Abigail (Oli) Grenke, Journalist

The Michigan State Board of Education (SBE) passed guidance regarding Lesbian, Gay, Bisexual, Transgender, Queer, and Questioning (LGBTQ) students. It urges Michigan schools to implement anti-harassment policies, address transgender students by their chosen name and corresponding pronouns, add LGBTQ topics “throughout the educational culture,” and more.

“The guidelines are very new. They have just risen this year, especially because marriage equality became a thing,” said senior GSA+ member Jon Pace.

The guidelines cover a large range of problems involved with LGBTQ people and their daily lives. It allows transgender students to use locker rooms, bathrooms and other gender-segregated spaces that match their gender identity, not their biological sex assigned at birth. It states that schools should allow gay-straight alliance (GSA) clubs, provide “appropriate and meaningful family engagement and support” and even change a student’s personal school record (including their gender and name) if requested.

Many people seem to agree that these policies, among others, are positive changes.

“[The guidelines] bring [LGBTQ students’] concerns forward, and people are just paying attention and becoming aware,” said Health and Consumer Sciences teacher Mrs. Dede Rush.
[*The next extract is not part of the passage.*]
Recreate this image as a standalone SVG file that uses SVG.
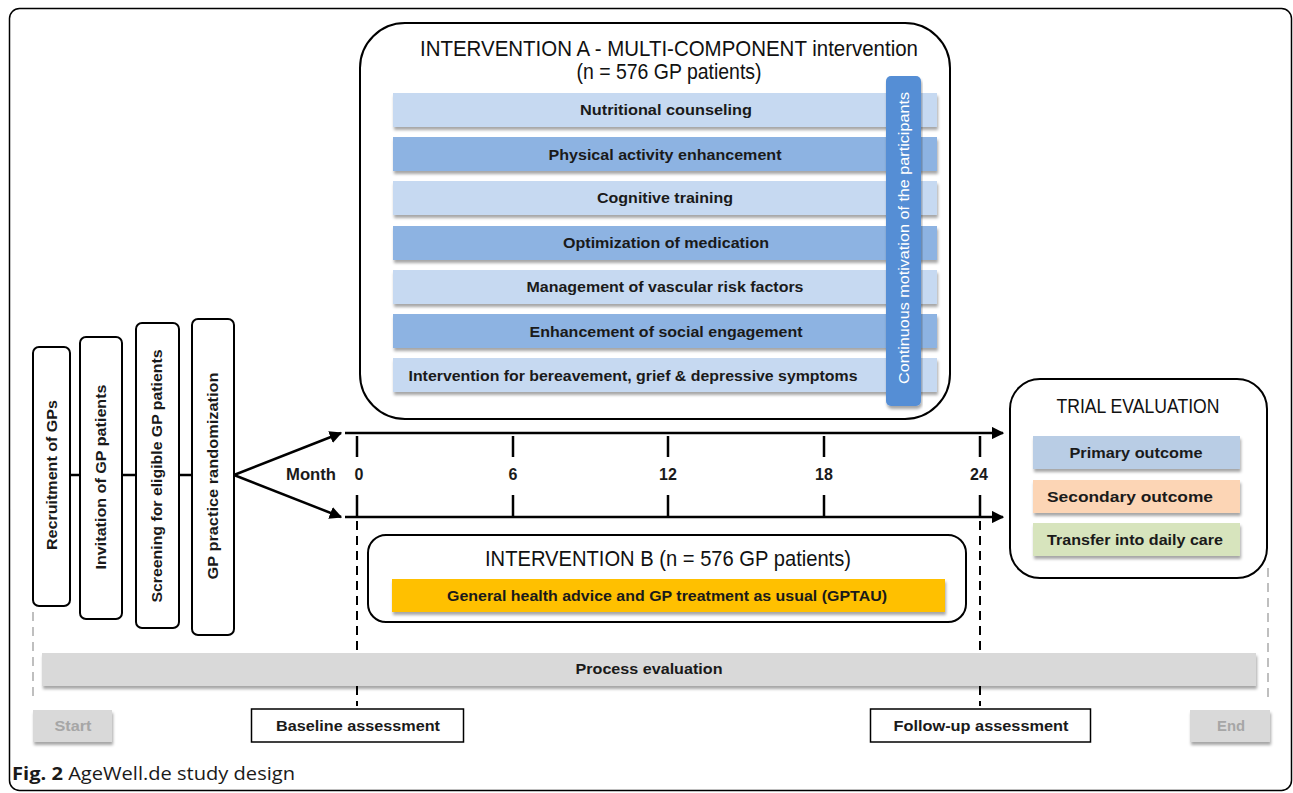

However, the SBE did face criticisms and strong disagreement during the months of writing the guidelines. They were eventually approved with a 6-2 vote.

“Although we’ve always had people in our culture who are part of [the LGBTQ] community, it is at the forefront more than ever before,” said Psychology and English teacher Miss Tracy Dryer. “Changes like this are new to people not a part of it.”

These guidelines are not rules or mandates and are entirely optional. Most students would not be affected if the school adopted them, because they are already closely followed.

The school already has a GSA+ club, and anti-bullying policies have been implemented.

“Right now, Northwest is very progressive compared to a lot of  schools in the state,” said Rush.

Although they are optional, the guidelines are important to consider. LGBTQ students are more likely to be bullied, harassed, and develop depression or other mental health challenge, according to

The SBE believes that these guidelines will help LGBTQ students focus and thrive in school, because they create a positive and supportive environment.

“We want to continue to make sure that our students are safe,” said Dryer.

Students of a sexual and/or gender minority have higher rates of suicide attempts. Transgender people have a much higher risk of being murdered, just because of their gender identity, according to Centers for Disease Control and Prevention, and The Human Rights Campaign.

“[The SBE] are really concerned about the well-being of all students,” said Rush.

According to the guidelines, providing a healthy and equal environment will help students achieve academic greatness. They are intended to be a step in the right direction.